We can finally put to bed the question of whether or not Kyler Murray made a mistake of picking football over baseball.
After Murray signed a lucrative five-year, $230.5 million contract extension with the Arizona Cardinals on Thursday, his $46.1 million annual salary was almost that of the entire 2022 payroll of the Oakland Athletics — the same team that drafted him ninth overall in 2018. Yes, the Athletics are only spending $48.5 million this season. If you only look at the 26-man roster, Murray's annual salary is actually higher by about $4.2 million.
This is laughable considering how many pundits believed Murray would regret forgoing his baseball career for one in the NFL.
When Murray announced in 2019 he was "fully committing" to playing football, sports journalist Rob Parker called Murray's decision "a colossal mistake" because of how much more money he could make in the MLB. Former Washington quarterback Joe Theismann believed Murray "would struggle in the NFL because of his 5-foot-10 frame, too. Others agreed, despite NFL quarterbacks like Russell Wilson and Tom Brady picking football over baseball careers and eventually signing huge contracts as well.

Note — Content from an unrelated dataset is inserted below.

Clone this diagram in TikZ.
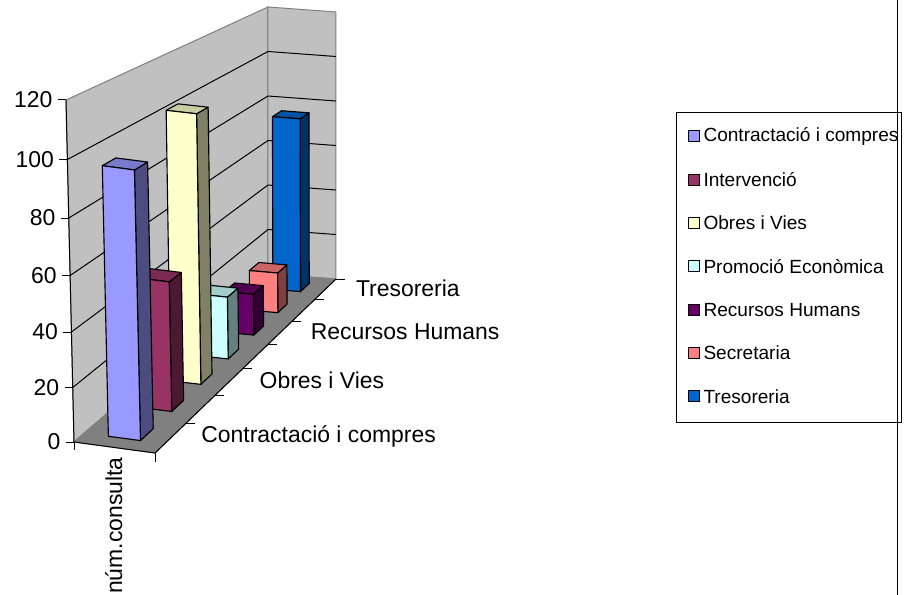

Both arguments were valid for Murray, but neither were inherently truthful, either. The average MLB salary is technically higher than the average NFL salary and that the lack of a salary cap in baseball means that someone like Mike Trout can sign a fully-guaranteed 12-year, $426 million deal, but Patrick Mahomes, Josh Allen and (unfortunately) Deshaun Watson proved that quarterbacks can make just as much money in the NFL if they're among the best in the league. Watson even got his entire salary guaranteed and Wilson, whose sub-6-foot frame is similar to Murray's, signed a four-year, $140 million deal in his seventh season and could ink another large extension in the future.
Murray proved himself among that group and rightfully deserving of a $230.5 million contract with $160 million guaranteed, even after a tumultuous offseason of mixed messaging on social media. That $46.1 million annual salary also ranks second in the NFL behind only Aaron Rodgers.
The Cardinals quarterback led his team to a 7-0 record to open the season before Arizona finished the season 9-5 and lost in the first round of the playoffs to the eventual Super Bowl champion Los Angeles Rams. Murray also made his second consecutive Pro Bowl after completing 69.2 percent of his passes for 3,787 passing yards, 24 touchdowns and just 10 interceptions. He also rushed for 423 yards and five touchdowns. For his career, Murray has 13,266 total yards with 70 passing touchdowns and 20 rushing touchdowns.
Murray's numbers proved the height argument wrong as well. Despite his short stature, Murray still won Offensive Rookie of the Year in 2019 and finishing top-15 in passing yards all three years of his career. He was in the MVP conversation for the first half of the 2021 season before he suffered an injury.
So despite the long-shot odds of signing a mega-deal as a 5-10 quarterback, Murray can now rest easy knowing his decision to pick football over baseball was right. Not just because of how much he'll make, but because the team that drafted him is spending just as much on their entire roster.